Rosalie James is a foster carer in Oxfordshire and told Heart the new support was invaluable:

"Sometimes if a child is having an absolutely terrible tantrum, or you're outside somewhere, in a shop or something and think 'Where do I go from here', if you've got your mobile with you, you can ring somebody, which is so good."

Rosalie said the advice and training for carers has meant they are able to give better support to the children they are looking after:

"Say you have a child who is absolutely awful to take shopping, then the skills trainer will take them out shopping a lot and give them ideas on how they can cope and how you can cope too. This gives the child more confidence, which is the key to making them feel more settled."

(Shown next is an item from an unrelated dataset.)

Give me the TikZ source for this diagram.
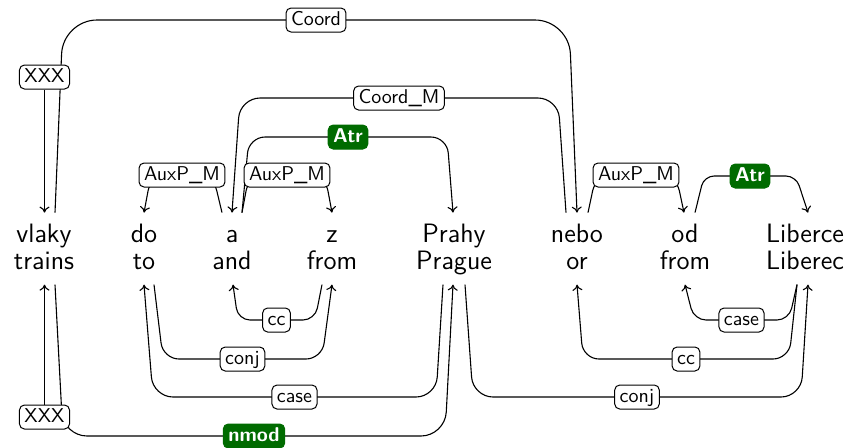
\documentclass[tikz,border=0pt]{standalone}
\usetikzlibrary{calc,arrows.meta}
\begin{document}
\begin{tikzpicture}[x=0.5pt,y=-0.5pt,
  word/.style={font=\fontsize{13.3}{13.8}\selectfont\sffamily, align=center, inner xsep=0pt, inner ysep=3.9pt},
  lab/.style={draw, fill=white, rounded corners=2.5pt, line width=0.5pt, font=\fontsize{10}{12}\selectfont\sffamily, inner xsep=2.5pt, inner ysep=1.5pt, text height=7.2pt, text depth=1.8pt},
  glab/.style={lab, draw=green!42!black, fill=green!42!black, text=white, font=\fontsize{10}{12}\selectfont\sffamily\bfseries},
  dep/.style={line width=0.55pt, rounded corners=8pt, -{To[length=3pt,width=5pt]}},
  plain/.style={line width=0.55pt, -{To[length=3pt,width=5pt]}}]
\useasboundingbox (0,0) rectangle (855,447);
\newcommand{\wa}{\rule{0pt}{10.6pt}}
\newcommand{\wb}{\rule[-3.4pt]{0pt}{3.4pt}}
\node[word] (vlaky)   at (44,248.6)  {\wa vlaky\\trains\wb};
\node[word] (do)      at (144,248.6) {\wa do\\to\wb};
\node[word] (a)       at (232,248.6) {\wa a\\and\wb};
\node[word] (z)       at (332,248.6) {\wa z\\from\wb};
\node[word] (prahy)   at (454,248.6) {\wa Prahy\\Prague\wb};
\node[word] (nebo)    at (577,248.6) {\wa nebo\\or\wb};
\node[word] (od)      at (685,248.6) {\wa od\\from\wb};
\node[word] (liberce) at (805,248.6) {\wa Liberce\\Liberec\wb};
% top edges
\draw[dep,rounded corners=17pt] ($(vlaky.north)+(11,0)$) -- (63,20) -- node[lab]{Coord} (569,20) -- (nebo.north);
\node[lab] (xt) at (44.5,77) {XXX};
\draw[plain] (xt.south) -- (xt.south |- vlaky.north);
\draw[dep,rounded corners=10pt] ($(nebo.north)+(-11,0)$) -- (558,98) -- node[lab]{Coord\_M} (240,98) -- (a.north);
\draw[dep] ($(a.north)+(10,0)$) -- (249,137) -- node[glab]{Atr} (447,137) -- ($(prahy.north)+(-1,0)$);
\draw[dep] ($(a.north)+(-10,0)$) -- (213,175) -- node[lab]{AuxP\_M} (151,175) -- (do.north);
\draw[dep] ($(a.north)+(10,0)$) -- (249,175) -- node[lab]{AuxP\_M} (325,175) -- (z.north);
\draw[dep] ($(nebo.north)+(11,0)$) -- (596,175) -- node[lab]{AuxP\_M} (676,175) -- ($(od.north)+(-1,0)$);
\draw[dep,rounded corners=5pt] ($(od.north)+(10,0)$) -- (704,176) -- node[glab]{Atr} (796,176) -- ($(liberce.north)+(3,0)$);
% bottom edges
\draw[dep,rounded corners=6pt] ($(z.south)+(-10,0)$) -- (315,320) -- node[lab]{cc} (238,320) -- ($(a.south)+(1,0)$);
\draw[dep] ($(do.south)+(10,0)$) -- (163,359) -- node[lab]{conj} (322,359) -- (z.south);
\draw[dep,rounded corners=10pt] ($(prahy.south)+(-11,0)$) -- (436,397) -- node[lab]{case} (153,397) -- (do.south);
\draw[dep,rounded corners=12pt] ($(vlaky.south)+(11,0)$) -- (63,436) -- node[glab]{nmod} (445,436) -- ($(prahy.south)+(-1,0)$);
\node[lab] (xb) at (44.5,417) {XXX};
\draw[plain] (xb.north) -- (xb.north |- vlaky.south);
\draw[dep,rounded corners=6pt] ($(liberce.south)+(-8,0)$) -- (789,320) -- node[lab]{case} (694,320) -- (od.south);
\draw[dep] ($(liberce.south)+(-8,0)$) -- (789,359) -- node[lab]{cc} (583,359) -- (nebo.south);
\draw[dep,rounded corners=10pt] ($(prahy.south)+(11,0)$) -- (473,397) -- node[lab]{conj} (801,397) -- ($(liberce.south)+(3,0)$);
\end{tikzpicture}
\end{document}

The idea behind the scheme is to create the support for carers so the children stay in placements longer, explained Children's Minister Tim Loughton:

"The aim is to provide a wrap-around service for foster carers so they can offer a good, positive and stable placement for a child, so the child can stay in one place for longer and lead to a permanent placement somewhere."

"If we don't give these children a stable placement early on they are more likely to end up in multiple placements, they're going to cost the state more and social consequences are pretty dire. By giving them a stable placement they're more likely to end up in mainstream society, which is where we want them to be."

The £6 million investment will be shared among 37 local authorities, which the Minister admits is not ideal:

"I would love to be able to have more money, but at the moment because of the constraints on money it's a matter of using the money that we have as effectively as possible. That's why we're concentrating the money on things we know are working. And it's been proven that it does work in Oxfordshire, that's why the council's putting some of it's own money into the project too, because it's been shown that early intervention works."